The CCDI article suggests Xi and his closest advisors will lean harder on anti-corruption investigations to purge policy dissent, while the missed Politburo readouts suggest Xi may be using information blackouts to manage the CCP's public image as a problem solver. Against the backdrop of disappointing policy performance, Xi and the Politburo may resort to tools like CCDI anti-corruption investigations to silence policy dissent. Though Xi has already used the CCDI to purge the upper ranks of the CCP of all but his staunchest policy supporters in the past decade, there inevitably are many lower-level cadres who disagree with Xi's policies, and they may be quietly impeding policy implementation at the local government and ministerial levels. Thus, the CCDI's pledges to root out sources of policy change or disunity suggest Xi will respond to this quiet dissent by purging lower-level naysayers. In the meantime, Beijing's refusal to publish even its usual highly curated Politburo meeting readouts suggests that the government is covering up how few solutions the body has for China's complex policy issues. The absence of readouts could also indicate internal Politburo divisions on policy solutions, but this is unlikely since Xi staffed the Politburo with ''yes men'' in October 2022.

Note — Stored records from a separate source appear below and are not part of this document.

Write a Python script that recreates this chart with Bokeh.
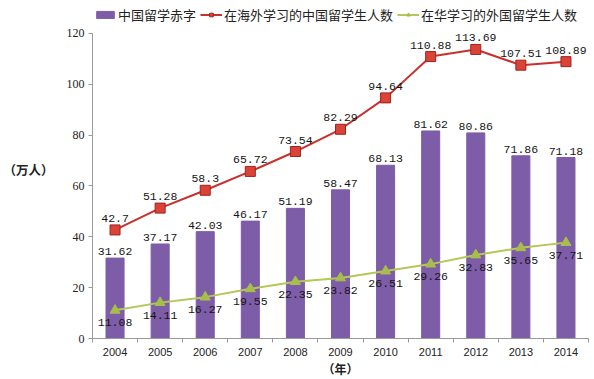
from bokeh.plotting import figure
from bokeh.models import ColumnDataSource, FixedTicker, Legend, LegendItem, LabelSet, Range1d
from bokeh.embed import file_html
from bokeh.resources import INLINE
from bokeh.core.properties import value

years = [2004, 2005, 2006, 2007, 2008, 2009, 2010, 2011, 2012, 2013, 2014]
deficit = [31.62, 37.17, 42.03, 46.17, 51.19, 58.47, 68.13, 81.62, 80.86, 71.86, 71.18]
abroad = [42.7, 51.28, 58.3, 65.72, 73.54, 82.29, 94.64, 110.88, 113.69, 107.51, 108.89]
inbound = [11.08, 14.11, 16.27, 19.55, 22.35, 23.82, 26.51, 29.26, 32.83, 35.65, 37.71]
series_names = ["中国留学赤字", "在海外学习的中国留学生人数", "在华学习的外国留学生人数"]
y_ticks = [0, 20, 40, 60, 80, 100, 120]
x_title = "（年）"
y_title = "（万人）"

src = ColumnDataSource(dict(
    year=years,
    deficit=deficit, abroad=abroad, inbound=inbound,
    deficit_t=[str(v) for v in deficit],
    abroad_t=[str(v) for v in abroad],
    inbound_t=[str(v) for v in inbound],
))

W, H = 594, 379
TOP, BOTTOM = 0, 40
frame_h = H - TOP - BOTTOM
axis_top_px = 33  # pixel position of the top tick (from canvas top)
y_end = y_ticks[-1] * frame_h / (frame_h - (axis_top_px - TOP))

p = figure(width=W, height=H, output_backend="svg", toolbar_location=None,
           x_range=Range1d(years[0] - 0.5, years[-1] + 0.5),
           y_range=Range1d(y_ticks[0], y_end),
           min_border_left=86, min_border_right=6, min_border_top=TOP, min_border_bottom=BOTTOM)
p.outline_line_color = None
p.grid.grid_line_color = None
p.background_fill_color = "white"

purple = "#7D5CA8"
red = "#C8302C"
green = "#B4C858"

bars = p.vbar(x="year", top="deficit", width=0.4, source=src, fill_color=purple, line_color=purple)
l1 = p.line("year", "abroad", source=src, line_color=red, line_width=2)
m1 = p.scatter("year", "abroad", source=src, marker="square", size=10,
               fill_color="#DA4437", line_color="#A02020", line_width=1)
l2 = p.line("year", "inbound", source=src, line_color=green, line_width=2)
m2 = p.scatter("year", "inbound", source=src, marker="triangle", size=10,
               fill_color="#A8BE4A", line_color="#A8BE4A")

lab_font = value("Liberation Mono")
for col, t, base, off in [("deficit", "deficit_t", "bottom", 3),
                          ("abroad", "abroad_t", "bottom", 8),
                          ("inbound", "inbound_t", "top", -9)]:
    ls = LabelSet(x="year", y=col, text=t, source=src, text_align="center",
                  text_baseline=base, y_offset=off, text_font=lab_font,
                  text_font_size="11.5px", text_color="#151515")
    p.add_layout(ls)

# x axis
xa = p.xaxis[0]
xa.ticker = FixedTicker(ticks=years, minor_ticks=[y - 0.5 for y in years] + [years[-1] + 0.5])
xa.major_tick_line_color = None
xa.major_tick_out = 0
xa.minor_tick_line_color = "#999999"
xa.minor_tick_out = 4
xa.minor_tick_in = 0
xa.axis_line_color = "#999999"
xa.major_label_standoff = 5
xa.major_label_text_font = "Liberation Sans"
xa.major_label_text_font_size = "11px"
xa.major_label_text_color = "#222222"
xa.axis_label = x_title
xa.axis_label_standoff = 1
xa.axis_label_text_font = "Noto Sans CJK SC"
xa.axis_label_text_font_style = "bold"
xa.axis_label_text_font_size = "12px"
xa.axis_label_text_color = "#222222"

# y axis
ya = p.yaxis[0]
ya.ticker = FixedTicker(ticks=y_ticks)
ya.bounds = (y_ticks[0], y_ticks[-1])
ya.major_tick_out = 4
ya.major_tick_in = 0
ya.minor_tick_line_color = None
ya.major_tick_line_color = "#999999"
ya.axis_line_color = "#999999"
ya.major_label_standoff = 4
ya.major_label_text_font = "Liberation Serif"
ya.major_label_text_font_size = "12px"
ya.major_label_text_color = "#222222"
ya.axis_label = y_title
ya.axis_label_orientation = "horizontal"
ya.axis_label_standoff = 10
ya.axis_label_text_font = "Noto Sans CJK SC"
ya.axis_label_text_font_style = "bold"
ya.axis_label_text_font_size = "12.5px"
ya.axis_label_text_color = "#222222"

legend = Legend(items=[
    LegendItem(label=series_names[0], renderers=[bars]),
    LegendItem(label=series_names[1], renderers=[l1, m1]),
    LegendItem(label=series_names[2], renderers=[l2, m2]),
], orientation="horizontal", location=(2, frame_h - 25))
legend.glyph_width = 22
legend.glyph_height = 9
legend.label_standoff = 2
legend.spacing = 4
legend.padding = 0
legend.margin = 0
legend.border_line_color = None
legend.background_fill_alpha = 0
legend.label_text_font = "Noto Sans CJK SC"
legend.label_text_font_size = "13px"
legend.label_text_color = "#222222"
legend.label_height = 16
p.add_layout(legend)

open("out.html", "w").write(file_html(p, INLINE))
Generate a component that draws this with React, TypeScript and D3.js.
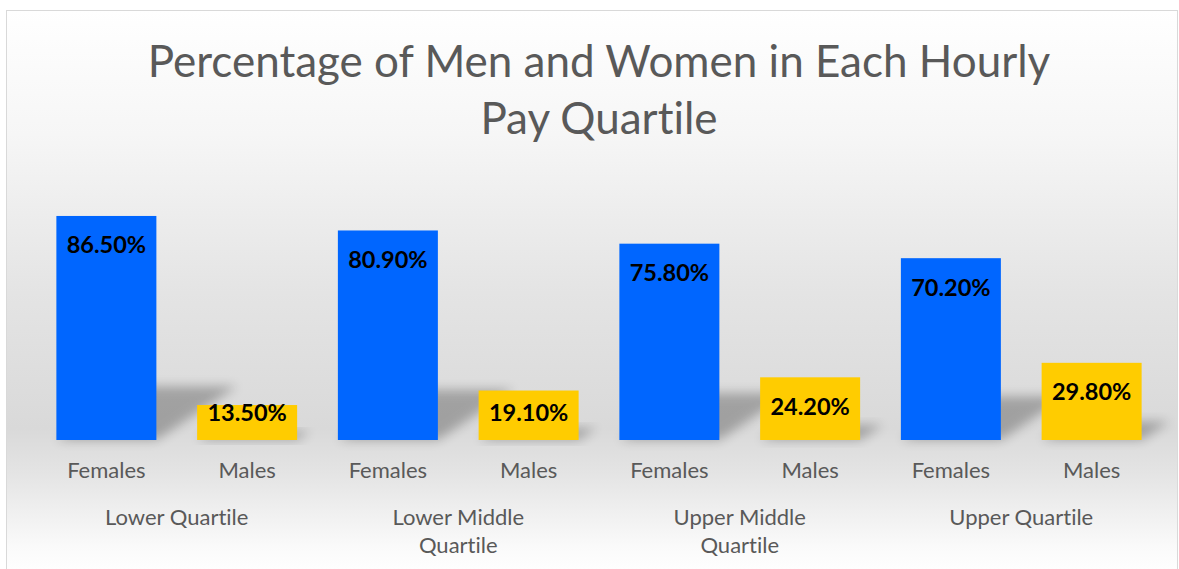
import React from "react";
import * as d3 from "d3";

const groups = ["Lower Quartile", "Lower Middle Quartile", "Upper Middle Quartile", "Upper Quartile"];
const groupLines = [["Lower Quartile"], ["Lower Middle", "Quartile"], ["Upper Middle", "Quartile"], ["Upper Quartile"]];
const genders = ["Females", "Males"];
const femaleValues = [86.5, 80.9, 75.8, 70.2];
const maleValues = [13.5, 19.1, 24.2, 29.8];
const titleLines = ["Percentage of Men and Women in Each Hourly", "Pay Quartile"];

const W = 1179;
const H = 569;
const FONT = "Lato, 'Open Sans', sans-serif";
const TEXT = "#595959";
const colors: Record<string, string> = { Females: "#0066FF", Males: "#FFCC00" };
const noLig = { fontVariantLigatures: "none" as const };

export default function App() {
  const x0 = d3.scaleBand<string>().domain(groups).range([36, 1162]).padding(0);
  const x1 = d3
    .scaleBand<string>()
    .domain(genders)
    .range([0, x0.bandwidth()])
    .paddingInner(0.2895)
    .paddingOuter(0.2895 / 2);
  const y = d3.scaleLinear().domain([0, 100]).range([440, 181]);
  const fmt = d3.format(".2f");

  const bars = groups.flatMap((g, i) =>
    genders.map((s) => ({
      g,
      s,
      v: s === "Females" ? femaleValues[i] : maleValues[i],
    }))
  );

  return (
    <div style={{ position: "fixed", left: 0, top: 0 }}>
      <svg width={W} height={H} style={{ display: "block" }}>
        <defs>
          <linearGradient id="bg" x1="0" y1="10" x2="0" y2="575" gradientUnits="userSpaceOnUse">
            <stop offset="0" stopColor="#ffffff" />
            <stop offset="0.22" stopColor="#f6f6f6" />
            <stop offset="0.5" stopColor="#e4e4e4" />
            <stop offset="0.74" stopColor="#d9d9d9" />
            <stop offset="0.82" stopColor="#e4e4e4" />
            <stop offset="0.95" stopColor="#fafafa" />
            <stop offset="1" stopColor="#ffffff" />
          </linearGradient>
          <filter id="blur" x="-50%" y="-50%" width="200%" height="200%">
            <feGaussianBlur stdDeviation="5.5" />
          </filter>
        </defs>
        <rect x={0} y={0} width={W} height={H} fill="#ffffff" />
        <rect x={6.5} y={10.5} width={1171} height={575} fill="url(#bg)" stroke="#d9d9d9" strokeWidth={1} />

        {titleLines.map((t, i) => (
          <text
            key={t}
            x={599}
            y={77 + i * 57}
            textAnchor="middle"
            fontFamily={FONT}
            fontSize={44}
            fill={TEXT}
            style={noLig}
          >
            {t}
          </text>
        ))}

        <g>
          {bars.map((b) => {
            const bx = (x0(b.g) ?? 0) + (x1(b.s) ?? 0);
            const bw = x1.bandwidth();
            const h = y(0) - y(b.v);
            const sh = h * 0.24;
            const dx = sh * 1.5;
            const base = y(0);
            const pts = [
              [bx, base],
              [bx + bw, base],
              [bx + bw + dx, base - sh],
              [bx + dx, base - sh],
            ]
              .map((p) => p.join(","))
              .join(" ");
            return <polygon key={"sh" + b.g + b.s} points={pts} fill="#000" opacity={0.26} filter="url(#blur)" />;
          })}
        </g>

        <g>
          {bars.map((b) => {
            const bx = (x0(b.g) ?? 0) + (x1(b.s) ?? 0);
            const bw = x1.bandwidth();
            return (
              <rect
                key={"b" + b.g + b.s}
                x={bx}
                y={y(b.v)}
                width={bw}
                height={y(0) - y(b.v)}
                fill={colors[b.s]}
              />
            );
          })}
        </g>

        <g>
          {bars.map((b) => {
            const cx = (x0(b.g) ?? 0) + (x1(b.s) ?? 0) + x1.bandwidth() / 2;
            const ty = Math.min(y(b.v) + 37.5, y(0) - 19.5);
            return (
              <text
                key={"l" + b.g + b.s}
                x={cx}
                y={ty}
                textAnchor="middle"
                fontFamily={FONT}
                fontWeight={700}
                fontSize={23.5}
                fill="#000"
              >
                {fmt(b.v) + "%"}
              </text>
            );
          })}
        </g>

        <g>
          {bars.map((b) => {
            const cx = (x0(b.g) ?? 0) + (x1(b.s) ?? 0) + x1.bandwidth() / 2;
            return (
              <text
                key={"c" + b.g + b.s}
                x={cx}
                y={478}
                textAnchor="middle"
                fontFamily={FONT}
                fontSize={22}
                fill={TEXT}
              >
                {b.s}
              </text>
            );
          })}
        </g>

        <g>
          {groups.map((g, i) => {
            const cx = (x0(g) ?? 0) + x0.bandwidth() / 2;
            return groupLines[i].map((line, j) => (
              <text
                key={"g" + g + j}
                x={cx}
                y={525 + j * 28}
                textAnchor="middle"
                fontFamily={FONT}
                fontSize={22}
                fill={TEXT}
                style={noLig}
              >
                {line}
              </text>
            ));
          })}
        </g>
      </svg>
    </div>
  );
}
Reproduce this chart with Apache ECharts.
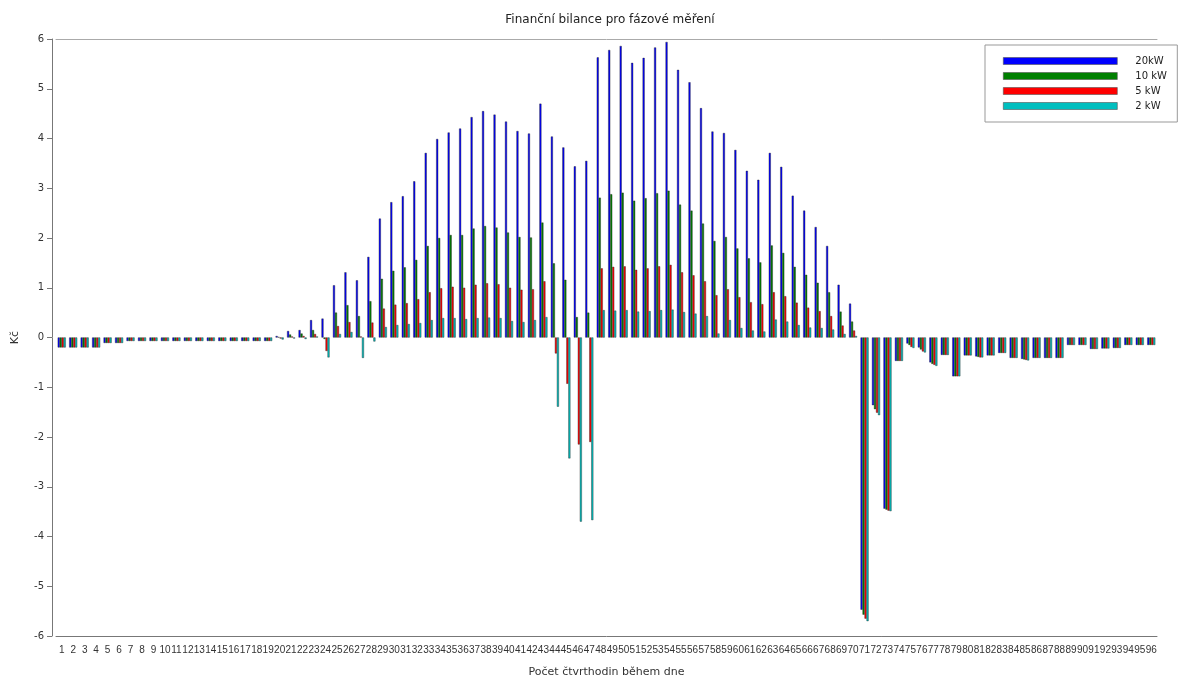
<!DOCTYPE html>
<html>
<head>
<meta charset="utf-8">
<script src="https://cdn.jsdelivr.net/npm/echarts@6/dist/echarts.min.js"></script>
<style>
html, body { margin: 0; padding: 0; background: #fff; }
#chart { width: 1184px; height: 680px; }
</style>
</head>
<body>
<div id="chart"></div>
<script>
// kategorie: čtvrthodiny 1..96
var categories = [];
for (var i = 1; i <= 96; i++) categories.push(String(i));

var seriesNames = ["20kW", "10 kW", "5 kW", "2 kW"];
var yTicks = [-6, -5, -4, -3, -2, -1, 0, 1, 2, 3, 4, 5, 6];

var p20 = [
  -0.2, -0.2, -0.2, -0.2, -0.11, -0.11, -0.07, -0.07, -0.07, -0.07,
  -0.07, -0.07, -0.07, -0.07, -0.07, -0.07, -0.07, -0.07, -0.07, 0.03,
  0.13, 0.15, 0.35, 0.38, 1.05, 1.31, 1.15, 1.62, 2.39, 2.72,
  2.84, 3.14, 3.71, 3.99, 4.12, 4.2, 4.43, 4.55, 4.48, 4.34,
  4.15, 4.1, 4.7, 4.04, 3.82, 3.44, 3.55, 5.63, 5.78, 5.86,
  5.52, 5.62, 5.83, 5.94, 5.38, 5.13, 4.61, 4.14, 4.11, 3.77,
  3.35, 3.17, 3.71, 3.43, 2.85, 2.55, 2.22, 1.84, 1.06, 0.68,
  -5.47, -1.36, -3.44, -0.47, -0.12, -0.2, -0.5, -0.35, -0.78, -0.36,
  -0.38, -0.36, -0.31, -0.41, -0.43, -0.41, -0.41, -0.41, -0.15, -0.15,
  -0.23, -0.22, -0.21, -0.15, -0.15, -0.15
];
var p10 = [
  -0.2, -0.2, -0.2, -0.2, -0.11, -0.11, -0.07, -0.07, -0.07, -0.07,
  -0.07, -0.07, -0.07, -0.07, -0.07, -0.07, -0.07, -0.07, -0.07, 0.01,
  0.06, 0.08, 0.15, -0.03, 0.5, 0.65, 0.43, 0.73, 1.18, 1.34,
  1.41, 1.56, 1.84, 2.0, 2.06, 2.06, 2.19, 2.24, 2.21, 2.11,
  2.02, 2.01, 2.31, 1.49, 1.16, 0.41, 0.5, 2.81, 2.88, 2.91,
  2.75, 2.8, 2.9, 2.95, 2.67, 2.55, 2.29, 1.94, 2.02, 1.79,
  1.59, 1.51, 1.85, 1.7, 1.42, 1.26, 1.1, 0.91, 0.52, 0.32,
  -5.57, -1.44, -3.46, -0.47, -0.15, -0.24, -0.53, -0.35, -0.78, -0.36,
  -0.39, -0.36, -0.31, -0.41, -0.44, -0.41, -0.41, -0.41, -0.15, -0.15,
  -0.23, -0.22, -0.21, -0.15, -0.15, -0.15
];
var p5 = [
  -0.2, -0.2, -0.2, -0.2, -0.11, -0.11, -0.07, -0.07, -0.07, -0.07,
  -0.07, -0.07, -0.07, -0.07, -0.07, -0.07, -0.07, -0.07, -0.07, -0.02,
  0.02, 0.03, 0.07, -0.27, 0.23, 0.31, 0.02, 0.3, 0.58, 0.66,
  0.69, 0.77, 0.91, 0.99, 1.02, 1.0, 1.06, 1.09, 1.07, 1.0,
  0.96, 0.97, 1.13, -0.32, -0.93, -2.15, -2.1, 1.39, 1.42, 1.43,
  1.36, 1.39, 1.43, 1.46, 1.31, 1.25, 1.13, 0.85, 0.97, 0.81,
  0.71, 0.67, 0.91, 0.83, 0.7, 0.6, 0.53, 0.43, 0.24, 0.14,
  -5.65, -1.51, -3.48, -0.47, -0.19, -0.28, -0.55, -0.35, -0.78, -0.36,
  -0.4, -0.36, -0.31, -0.41, -0.45, -0.41, -0.41, -0.41, -0.15, -0.15,
  -0.23, -0.22, -0.21, -0.15, -0.15, -0.15
];
var p2 = [
  -0.2, -0.2, -0.2, -0.2, -0.11, -0.11, -0.07, -0.07, -0.07, -0.07,
  -0.07, -0.07, -0.07, -0.07, -0.07, -0.07, -0.07, -0.07, -0.07, -0.04,
  -0.02, -0.03, 0.02, -0.4, 0.07, 0.11, -0.41, -0.08, 0.21, 0.25,
  0.27, 0.29, 0.35, 0.39, 0.39, 0.37, 0.39, 0.4, 0.39, 0.33,
  0.31, 0.35, 0.41, -1.39, -2.43, -3.7, -3.67, 0.55, 0.54, 0.55,
  0.52, 0.53, 0.55, 0.56, 0.51, 0.48, 0.43, 0.08, 0.35, 0.19,
  0.14, 0.12, 0.36, 0.32, 0.25, 0.2, 0.19, 0.16, 0.07, 0.03,
  -5.7, -1.56, -3.49, -0.47, -0.21, -0.3, -0.57, -0.35, -0.78, -0.36,
  -0.4, -0.36, -0.31, -0.41, -0.46, -0.41, -0.41, -0.41, -0.15, -0.15,
  -0.23, -0.22, -0.21, -0.15, -0.15, -0.15
];

var colors = ["#0000ff", "#008000", "#ff0000", "#00bfbf"];
var values = [p20, p10, p5, p2];

var font = "'DejaVu Sans', sans-serif";
var axisColor = "#777";

var myChart = echarts.init(document.getElementById("chart"));

var series = [];
for (var s = 0; s < 4; s++) {
  series.push({
    name: seriesNames[s],
    type: "bar",
    xAxisIndex: 0,
    barGap: "0%",
    barCategoryGap: "30%",
    itemStyle: {
      color: colors[s],
      borderColor: "#222",
      borderWidth: 0.4
    },
    data: values[s]
  });
}

myChart.setOption({
  animation: false,
  color: colors,
  title: {
    text: "Finanční bilance pro fázové měření",
    left: 605,
    textAlign: "center",
    top: 9,
    textStyle: { fontSize: 12, fontWeight: "normal", color: "#222", fontFamily: font }
  },
  legend: {
    orient: "vertical",
    left: 985,
    top: 45,
    padding: [11, 10, 11, 18],
    itemWidth: 114,
    itemHeight: 7,
    itemGap: 5,
    borderColor: "#999",
    borderWidth: 1,
    icon: "rect",
    itemStyle: { borderColor: "#555", borderWidth: 0.6 },
    textStyle: { fontSize: 10, lineHeight: 10, color: "#222", fontFamily: font, width: 32, padding: [0, 0, 0, 13] },
    data: seriesNames
  },
  grid: {
    left: 56,
    right: 27,
    top: 39,
    bottom: 44,
    outerBoundsMode: "none"
  },
  xAxis: [{
    type: "category",
    data: categories,
    position: "bottom",
    name: "Počet čtvrthodin během dne",
    nameLocation: "middle",
    nameGap: 31,
    nameTextStyle: { fontSize: 11, color: "#333", fontFamily: font },
    axisLine: { onZero: false, lineStyle: { color: axisColor } },
    axisTick: { alignWithLabel: true, length: 5, lineStyle: { color: axisColor } },
    axisLabel: { interval: 0, fontSize: 10, margin: 9, color: "#333", fontFamily: "'Liberation Sans', sans-serif" },
    splitLine: { show: false }
  }, {
    type: "category",
    data: categories,
    position: "top",
    axisLine: { onZero: false, lineStyle: { color: "#aaa" } },
    axisTick: { show: false },
    axisLabel: { show: false },
    splitLine: { show: false }
  }],
  yAxis: {
    type: "value",
    min: yTicks[0],
    max: yTicks[yTicks.length - 1],
    interval: 1,
    offset: 4,
    name: "Kč",
    nameLocation: "middle",
    nameGap: 31,
    nameTextStyle: { fontSize: 11, color: "#333", fontFamily: font },
    axisLine: { show: true, lineStyle: { color: axisColor } },
    axisTick: { show: true, length: 5, lineStyle: { color: axisColor } },
    axisLabel: { fontSize: 10, margin: 8, color: "#333", fontFamily: font },
    splitLine: { show: false }
  },
  series: series
});

window.addEventListener("resize", function () {
  myChart.resize();
});
</script>
</body>
</html>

With more anti-corruption investigations on the horizon, rapid policy changes may unfold in China, and information blackouts will worsen operating environments for foreign businesses. The CCP's next campaign to purge ''political conspiracies'' and ''political cliques'' may take place in a 12-18 month-long wave, as previous Xi-led CCDI anti-corruption campaigns have done. During this time, senior officials in areas key to managing China's policy challenges (e.g., the industry ministry, financial regulators or the foreign ministry) will be embroiled in investigations for ''breaches of party discipline.'' Nervous officials in sectors targeted by CCDI campaigns may abruptly realign policies with Beijing's prescriptions, making local policy less suited to local conditions and binding up bureaucratic processes. These potential policy changes will complicate business operations in China, and constricted information flows — as seen in the absence of Politburo meeting readouts — will exacerbate these issues by making it harder for foreign governments and companies to understand political dynamics in China. As a result, these entities will increasingly move to minimize risks, including by implementing policies to protect national security or by delaying investment decisions until Beijing's stance is clear. Furthermore, despite sectoral policy changes in response to the CCDI's scare tactics, local governments' abilities to meet Beijing's central policies may actually decrease over time as intractable policy challenges (like Western tech restrictions) mount and weariness with Xi's political campaigns spurs local cadres to meet the bare minimum for policy implementation. These opposing forces on local policy will further complicate China's operating environment and may even prolong the CCDI campaign. As for Xi himself, his position at the top of the CCP hierarchy is secure for now, but if policy failures continue amid China's challenging domestic and foreign environment, political factionalism may revive to weaken Xi's grip on power.
- One way local governments may change policy as the CCDI's anti-corruption campaign progresses is by withholding approval of tax breaks for foreign firms in industries in which Beijing is prioritizing self-reliance.